Taha al-Luhaiba of the Sunni Arab Accordance Front said a vote could take place on Sunday or Monday, but Muna Zalzah, a finance committee member from the Shi'ite Alliance, feared the budget might not be voted on for at least another week.
"Even if the parliament voted today, the budget will not be implemented until March. We have lost a lot of time," Abdul-Mahdi said.
Freeing prisoners has been one of the preconditions for the Accordance Front, the main Sunni Arab bloc, to return to cabinet after it quit last month, fracturing Prime Minister Nuri al-Maliki's Shi'ite-led unity government.

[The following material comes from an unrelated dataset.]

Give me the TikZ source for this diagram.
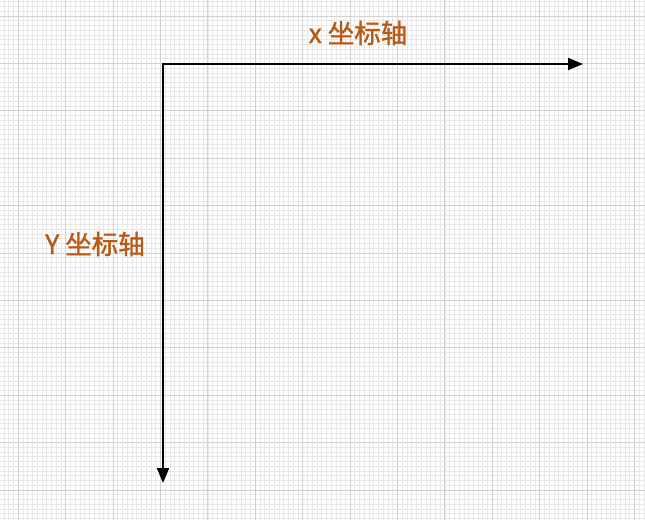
\documentclass[tikz,border=0pt]{standalone}
\usepackage{fontspec}
\setmainfont{Noto Sans CJK SC}
\newfontfamily\labelfont[FakeBold=1.2]{Noto Sans CJK SC}
\usepackage{tikz}
\usetikzlibrary{arrows.meta}
\usetikzlibrary{positioning}
\definecolor{labelorange}{HTML}{B85A14}
\definecolor{minorgrid}{RGB}{232,232,232}
\definecolor{majorgrid}{RGB}{210,210,210}
\tikzset{minor/.style = {draw = minorgrid, line width = 0.7pt}}
\tikzset{major/.style = {draw = majorgrid, line width = 0.9pt}}
\tikzset{axis/.style = {draw = black, line width = 2pt,
                        {Triangle[length=15pt, width=12pt]}-{Triangle[length=15pt, width=12pt]}}}
\tikzset{lbl/.style = {text = labelorange, font = \labelfont\fontsize{26.5}{30}\selectfont, inner sep = 0}}

\begin{document}
\begin{tikzpicture}[x = 1pt, y = 1pt]
      \useasboundingbox (0, 0) rectangle (645, 520);
      \fill [white] (0, 0) rectangle (645, 520);

      % grid
      \begin{scope}
        \clip (0, 0) rectangle (645, 520);
        \foreach \i in {-3, ..., 133}
          \draw [minor] ({18.3 + 4.74*\i}, 0) -- ({18.3 + 4.74*\i}, 520);
        \foreach \j in {-4, ..., 107}
          \draw [minor] (0, {504 - 4.74*\j}) -- (645, {504 - 4.74*\j});
        \foreach \i in {0, ..., 13}
          \draw [major] ({18.3 + 47.4*\i}, 0) -- ({18.3 + 47.4*\i}, 520);
        \foreach \j in {0, ..., 10}
          \draw [major] (0, {504 - 47.4*\j}) -- (645, {504 - 47.4*\j});
      \end{scope}

      \coordinate (origin) at (163, 456);
      \coordinate (xend) at (583, 456);
      \coordinate (yend) at (163, 37);

      \draw [axis] (xend) -- (origin) -- (yend);

      \node [lbl] (xlabel) at (358, 487) {x 坐标轴};
      \node [lbl] (ylabel) at (95, 276) {Y 坐标轴};
    \end{tikzpicture}
\end{document}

Amid signs of growing restlessness, police said Mehdi Army fighters had clashed with Iraqi and U.S. soldiers early on Thursday in Sadr City, the sprawling Shi'ite slum in northeast Baghdad which is one of Sadr's power bases.
Sadr, who led two uprisings against U.S. forces in 2004, ordered the Mehdi Army ceasefire so he could reorganise the splintered militia. Ubaidi has said Sadr is gauging the mood of senior figures before deciding whether to extend the truce.
U.S. commanders have said they are confident Sadr would extend the freeze, although U.S. and Iraqi forces continue to target "rogue" Mehdi Army units.